The mermaid signed a contract with Denzō while Heiji was away. She wanted to leave a note with the money she had received, but she had no arms so she couldn’t write.
However, while she couldn’t move as gracefully as Namakura Tomijūrō¹ in Musume dōjōji, she held a brush in her mouth and did her best to write, dripping and splattering ink everywhere.
Mermaid’s note: “I’m leaving this note to let you know that I²…”
Denzō: “Why, you write so skillfully! You’re just like an Arima doll brush³!”

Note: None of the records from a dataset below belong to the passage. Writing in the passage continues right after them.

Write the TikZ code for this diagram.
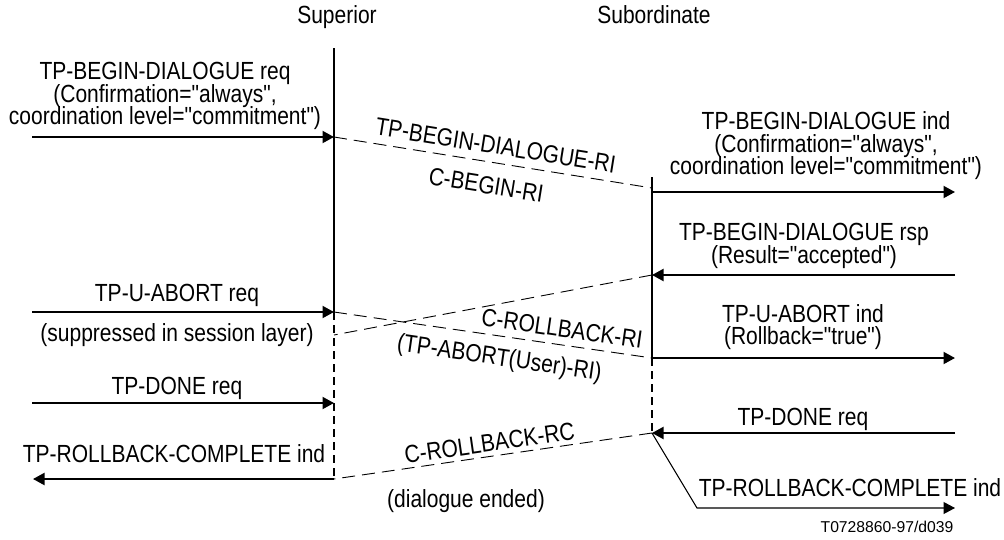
\documentclass[tikz,border=0pt]{standalone}
\usepackage{fontspec}
\setmainfont{Liberation Sans}[FakeStretch=0.847, Ligatures=TeXOff]
\newfontfamily\idfont{Liberation Sans}
\usetikzlibrary{arrows.meta}
\newcommand\lblfont{\fontsize{24.8}{22.7}\selectfont\lineskiplimit=-20pt\relax}
\tikzset{
  msg/.style={-{Triangle[length=11.5pt,width=12pt]}, line width=2pt},
  thinmsg/.style={-{Triangle[length=11.5pt,width=12pt]}, line width=1.1pt},
  pdu/.style={line width=0.9pt, dash pattern=on 13pt off 7pt},
  life/.style={line width=2pt},
  lifedash/.style={line width=2pt, dash pattern=on 8pt off 5pt},
  lbl/.style={font=\lblfont, align=center, inner sep=0pt},
  plbl/.style={font=\lblfont, sloped, inner sep=#1},
  plbl/.default=4pt
}
\begin{document}
\begin{tikzpicture}[x=1pt,y=-1pt]
  \useasboundingbox (0,0) rectangle (1004,539);
  % entities
  \node[lbl,anchor=base] (sup) at (337,23) {Superior};
  \node[lbl,anchor=base] (sub) at (654,23) {Subordinate};
  % points on the lifelines
  \coordinate (supTop) at (334,48);
  \coordinate (supA) at (334,137);
  \coordinate (supB) at (334,312);
  \coordinate (supC) at (334,335);
  \coordinate (supD) at (334,403);
  \coordinate (supE) at (334,479);
  \coordinate (subTop) at (652,177);
  \coordinate (subIn) at (652,188);
  \coordinate (subA) at (652,192);
  \coordinate (subB) at (652,275);
  \coordinate (subC) at (652,358);
  \coordinate (subD) at (652,433);
  % free ends
  \coordinate (inBegin) at (32,137);
  \coordinate (inAbort) at (32,312);
  \coordinate (inDone) at (32,403);
  \coordinate (outRc) at (33,479);
  \coordinate (outBegin) at (955,192);
  \coordinate (inRsp) at (955,275);
  \coordinate (outAbort) at (955,358);
  \coordinate (inDone2) at (955,433);
  \coordinate (bend) at (697,508);
  \coordinate (outRc2) at (955,508);

  \draw[life] (supTop) -- (supB);
  \draw[lifedash] (supB) -- (supE);
  \draw[life] (subTop) -- (subC);
  \draw[lifedash] (subC) -- (subD);

  \foreach \a/\b in {inBegin/supA, subA/outBegin, inRsp/subB, inAbort/supB,
                     subC/outAbort, inDone/supD, inDone2/subD, supE/outRc}
    \draw[msg] (\a) -- (\b);
  \draw[thinmsg] (subD) -- (bend) -- (outRc2);

  \draw[pdu] (supA) -- node[plbl=8pt,above,pos=0.5] {TP-BEGIN-DIALOGUE-RI}
    node[plbl=14pt,below,pos=0.49] {C-BEGIN-RI} (subIn);
  \draw[pdu] (subB) -- (supC);
  \draw[pdu] (supB) -- node[plbl=7pt,above,pos=0.71] {C-ROLLBACK-RI}
    node[plbl=11pt,below,pos=0.53] {(TP-ABORT(User)-RI)} (subC);
  \draw[pdu] (subD) -- node[plbl=4pt,above,pos=0.505] {C-ROLLBACK-RC} (supE);

  % primitives
  \node[lbl,anchor=south] (reqBegin) at (165,130.3) {TP-BEGIN-DIALOGUE req\\(Confirmation="always",\\coordination level="commitment")};
  \node[lbl,anchor=south] (indBegin) at (826,180.3) {TP-BEGIN-DIALOGUE ind\\(Confirmation="always",\\coordination level="commitment")};
  \node[lbl,anchor=south] (rspBegin) at (804,268.6) {TP-BEGIN-DIALOGUE rsp\\(Result="accepted")};
  \node[lbl,anchor=base] (reqAbort) at (177,301.7) {TP-U-ABORT req};
  \node[lbl,anchor=base] (suppr) at (177,341.5) {(suppressed in session layer)};
  \node[lbl,anchor=south] (indAbort) at (803,350.3) {TP-U-ABORT ind\\(Rollback="true")};
  \node[lbl,anchor=base] (reqDone) at (177,394) {TP-DONE req};
  \node[lbl,anchor=base] (reqDone2) at (803,425) {TP-DONE req};
  \node[lbl,anchor=base] (indRc) at (174,462.7) {TP-ROLLBACK-COMPLETE ind};
  \node[lbl,anchor=base] (indRc2) at (850,496.7) {TP-ROLLBACK-COMPLETE ind};
  \node[lbl,anchor=base] (ended) at (466,507.3) {(dialogue ended)};
  \node[lbl,anchor=base,font=\idfont\fontsize{15.7}{18}\selectfont] (figid) at (887,532.7) {T0728860-97/d039};
\end{tikzpicture}
\end{document}
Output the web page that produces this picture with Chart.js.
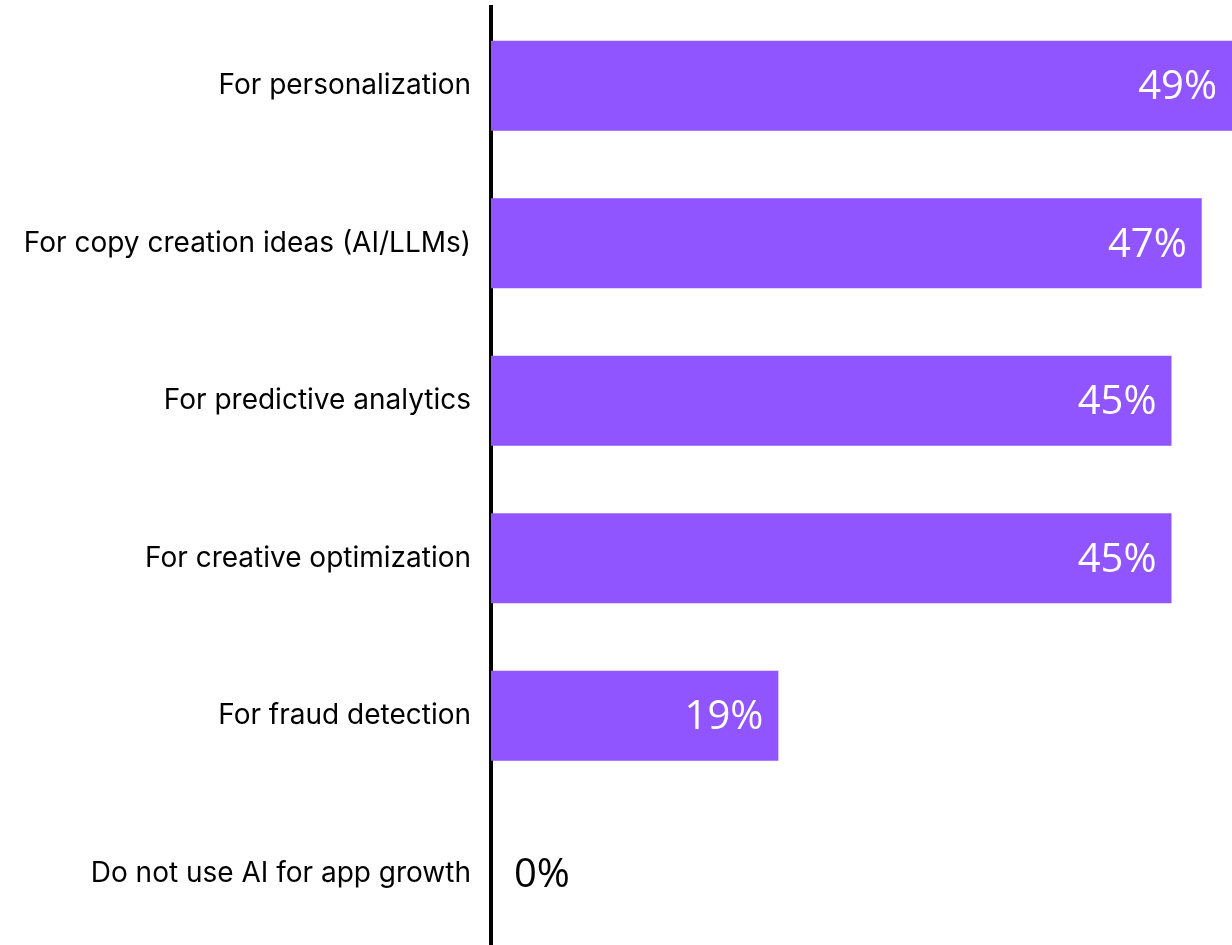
<!DOCTYPE html>
<html lang="en">
<head>
  <meta charset="UTF-8">
  <title>AI use for app growth</title>
  <style>
    html, body {
      margin: 0;
      padding: 0;
      background: #ffffff;
      overflow: hidden;
    }
    .chart-box {
      position: relative;
      width: 1232px;
      height: 952px;
    }
  </style>
</head>
<body>
  <div class="chart-box">
    <canvas id="aiChart"></canvas>
  </div>

  <script src="https://cdn.jsdelivr.net/npm/chart.js@4"></script>
  <script>
    // categories and shares (%)
    var categories = [
      'For personalization',
      'For copy creation ideas (AI/LLMs)',
      'For predictive analytics',
      'For creative optimization',
      'For fraud detection',
      'Do not use AI for app growth'
    ];
    var shares = [49, 47, 45, 45, 19, 0];

    // value labels: white inside the bar end, black next to the axis when empty
    var valueLabels = {
      id: 'valueLabels',
      afterDatasetsDraw: function (chart) {
        var ctx = chart.ctx;
        var meta = chart.getDatasetMeta(0);
        ctx.save();
        ctx.font = '40px "Open Sans", sans-serif';
        ctx.textBaseline = 'middle';
        meta.data.forEach(function (bar, i) {
          var v = shares[i];
          var txt = v + '%';
          if (v > 5) {
            ctx.fillStyle = '#ffffff';
            ctx.textAlign = 'right';
            ctx.fillText(txt, bar.x - 15, bar.y + 2);
          } else {
            ctx.fillStyle = '#000000';
            ctx.textAlign = 'left';
            ctx.fillText(txt, bar.x + 23, bar.y + 2);
          }
        });
        ctx.restore();
      }
    };

    var ctx = document.getElementById('aiChart').getContext('2d');
    var aiChart = new Chart(ctx, {
      type: 'bar',
      data: {
        labels: categories,
        datasets: [{
          data: shares,
          backgroundColor: '#9155ff',
          borderWidth: 0,
          barPercentage: 0.57,
          categoryPercentage: 1
        }]
      },
      options: {
        indexAxis: 'y',
        responsive: true,
        maintainAspectRatio: false,
        animation: false,
        layout: {
          padding: { top: 7, right: 0, bottom: 0, left: 0 }
        },
        plugins: {
          legend: { display: false },
          tooltip: { enabled: false }
        },
        scales: {
          x: {
            display: false,
            min: 0,
            max: 49
          },
          y: {
            grid: { display: false },
            border: { display: true, color: '#000000', width: 4 },
            ticks: {
              color: '#000000',
              padding: 12,
              font: { family: 'Inter, sans-serif', size: 28 }
            },
            afterFit: function (scale) {
              scale.width = 491;
              scale.paddingTop = 0;
              scale.paddingBottom = 0;
            }
          }
        }
      },
      plugins: [valueLabels]
    });
  </script>
</body>
</html>
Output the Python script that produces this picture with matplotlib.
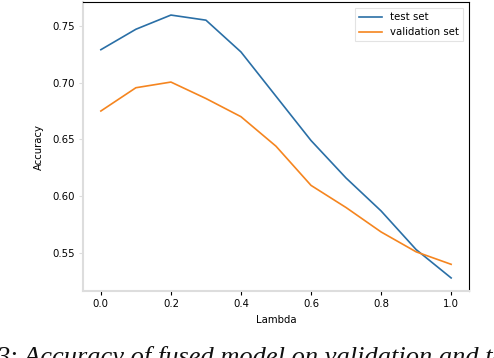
import matplotlib
matplotlib.use("Agg")
import matplotlib.pyplot as plt

lambdas = [0.0, 0.1, 0.2, 0.3, 0.4, 0.5, 0.6, 0.7, 0.8, 0.9, 1.0]
test_acc = [0.729, 0.747, 0.7595, 0.755, 0.727, 0.688, 0.649, 0.616, 0.587, 0.553, 0.528]
val_acc = [0.675, 0.6955, 0.7005, 0.686, 0.670, 0.644, 0.6095, 0.590, 0.5685, 0.551, 0.540]
x_ticks = [0.0, 0.2, 0.4, 0.6, 0.8, 1.0]
y_ticks = [0.55, 0.60, 0.65, 0.70, 0.75]
caption = "3: Accuracy of fused model on validation and test sets"

fig = plt.figure(figsize=(4.94, 3.58), dpi=100)
ax = fig.add_axes([83/494, 1-291/358, (469-83)/494, (291-2)/358])

ax.plot(lambdas, test_acc, color="#2a6fa6", lw=1.2, label="test set")
ax.plot(lambdas, val_acc, color="#f5851f", lw=1.2, label="validation set")

ax.set_xlim(-0.051, 1.051)
ax.set_ylim(0.5165, 0.771)
ax.set_xticks(x_ticks)
ax.set_yticks(y_ticks)
ax.set_xticklabels([f"{v:.1f}" for v in x_ticks])
ax.set_yticklabels([f"{v:.2f}" for v in y_ticks])
ax.tick_params(axis="both", labelsize=7.3, length=3, width=0.8, pad=3)
ax.tick_params(axis="y", color="#dddddd")
ax.spines["left"].set_color("#dddddd")
ax.spines["bottom"].set_color("#dddddd")
ax.spines["left"].set_linewidth(1.5)
ax.spines["bottom"].set_linewidth(1.5)
ax.spines["top"].set_color("black")
ax.spines["right"].set_color("black")

ax.set_xlabel("Lambda", fontsize=7.3, labelpad=4)
ax.set_ylabel("Accuracy", fontsize=7.3, labelpad=6)

leg = ax.legend(loc="upper right", fontsize=7.3, frameon=True, fancybox=False,
                borderaxespad=0.6, handlelength=2.2)
leg.get_frame().set_edgecolor("#dddddd")
leg.get_frame().set_linewidth(0.8)

fig.text(-4/494, 1-364/358, caption, fontsize=19, style="italic",
         family="Liberation Serif", ha="left", va="baseline", color="#111111")

fig.savefig("out.png", dpi=100)
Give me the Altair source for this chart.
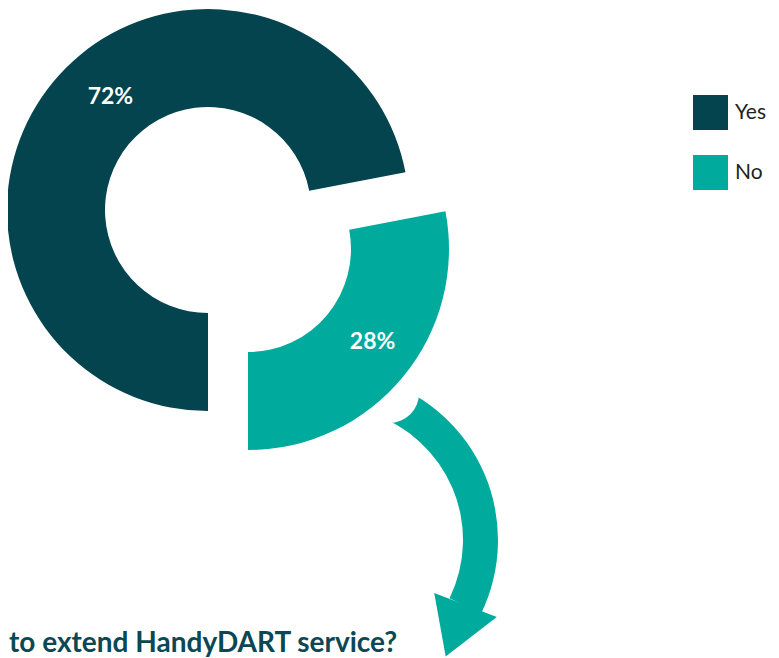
import math
import altair as alt
import pandas as pd

# ---- data ----
categories = ["Yes", "No"]
values = [72, 28]
labels = ["72%", "28%"]
colors = ["#03444f", "#00aa9d"]
question = ["to extend HandyDART service?"]

starts = []
acc = 0
for v in values:
    starts.append(acc)
    acc += v
ends = [s + v for s, v in zip(starts, values)]
df = pd.DataFrame({
    "category": categories,
    "value": values,
    "label": labels,
    "start": starts,
    "end": ends,
    "mid": [(s + e) / 2 for s, e in zip(starts, ends)],
})

PI = math.pi
theta_scale = alt.Scale(domain=[0, 100], range=[PI, 3 * PI])
color_scale = alt.Scale(domain=categories, range=colors)

# layout (chart coordinates; page = chart + 8)
CX, CY = 200, 202          # donut centre
EX, EY = 40, 39            # explode offset of the "No" slice
R_OUT, R_IN = 201, 103
TEAL = colors[1]
FONT = "Lato"

base = alt.Chart(df)

legend = alt.Legend(
    orient="none", legendX=685, legendY=87, title=None,
    symbolType="square", symbolSize=1225, symbolStrokeWidth=0,
    labelFontSize=21, labelFont=FONT, labelColor="#231f20",
    rowPadding=25, labelOffset=7, padding=0,
)


def slice_layer(cat, cx, cy):
    return base.transform_filter(alt.datum.category == cat).mark_arc(
        radius=R_OUT, radius2=R_IN
    ).encode(
        theta=alt.Theta("start:Q", scale=theta_scale),
        theta2=alt.Theta2("end:Q"),
        color=alt.Color("category:N", scale=color_scale, legend=legend),
        x=alt.value(cx), y=alt.value(cy),
    )


def label_layer(cat, cx, cy, dx, dy):
    return base.transform_filter(alt.datum.category == cat).mark_text(
        radius=150, font=FONT, fontWeight="bold", fontSize=23,
        color="white", dx=dx, dy=dy, align="center", baseline="middle",
    ).encode(
        theta=alt.Theta("mid:Q", scale=theta_scale),
        text="label:N",
        x=alt.value(cx), y=alt.value(cy),
    )


# ---- curved arrow (decoration) ----
AX, AY = 322, 532
arrow_df = pd.DataFrame({"k": ["arrow"]})
shaft = alt.Chart(arrow_df).mark_arc(
    radius=168, radius2=133, theta=math.radians(18), theta2=math.radians(116),
    color=TEAL,
).encode(x=alt.value(AX), y=alt.value(AY))

notch = alt.Chart(arrow_df).mark_point(
    shape="circle", filled=True, opacity=1, color="white",
    size=math.pi * 34 ** 2, strokeWidth=0,
).encode(x=alt.value(381), y=alt.value(385))

head = alt.Chart(arrow_df).mark_point(
    shape="M -1 0 L 1 0 L 0 1.65 Z", filled=True, opacity=1, color=TEAL,
    size=67 ** 2, angle=21, strokeWidth=0,
).encode(x=alt.value(457.5), y=alt.value(597))

q_text = alt.Chart(pd.DataFrame({"q": question})).mark_text(
    font=FONT, fontWeight="bold", fontSize=28, color="#0b4853",
    align="left", baseline="alphabetic",
).encode(text="q:N", x=alt.value(1), y=alt.value(644))

chart = alt.layer(
    shaft, notch, head,
    slice_layer("Yes", CX, CY),
    slice_layer("No", CX + EX, CY + EY),
    label_layer("Yes", CX, CY, 18, -17),
    label_layer("No", CX + EX, CY + EY, 9, -3),
    q_text,
).properties(
    width=763, height=650, padding=0, autosize=alt.AutoSizeParams(type="none"),
).configure_view(stroke=None)

chart.save("out.html", embed_options={"renderer": "svg", "actions": False})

- Nakamura Tomijūrō was an actor famous for his beautiful onnagata style and renowned for his theatrical elocution and light, graceful dancing. His greatest performance was Kyōga no ko musume dōjōji, a kabuki rendition of the noh play Dōjōji. This seems like another gratuitous name drop by Kyōden, but it does show us how important the day’s pop culture was in selling copies of these books.
- The mermaid’s note is reminiscent of the note that Kuzunoha writes when she left her home. Both of them are supernatural creatures who loved their husbands and wrote a goodbye note on the shoji before leaving.
- Arima doll brushes are a tradition toy/craft from Hyōgo Prefecture. They are decorative brush pens with a mechanical trick inside that causes a little doll’s head to pop out of the end when you write and disappear back into the pen when you lay the brush down. The mermaid sort of looks like one, with her human head on her colorful scaled body. There’s also a pun here that doesn’t translate into English, conflating ningyō (doll) with ningyo (mermaid).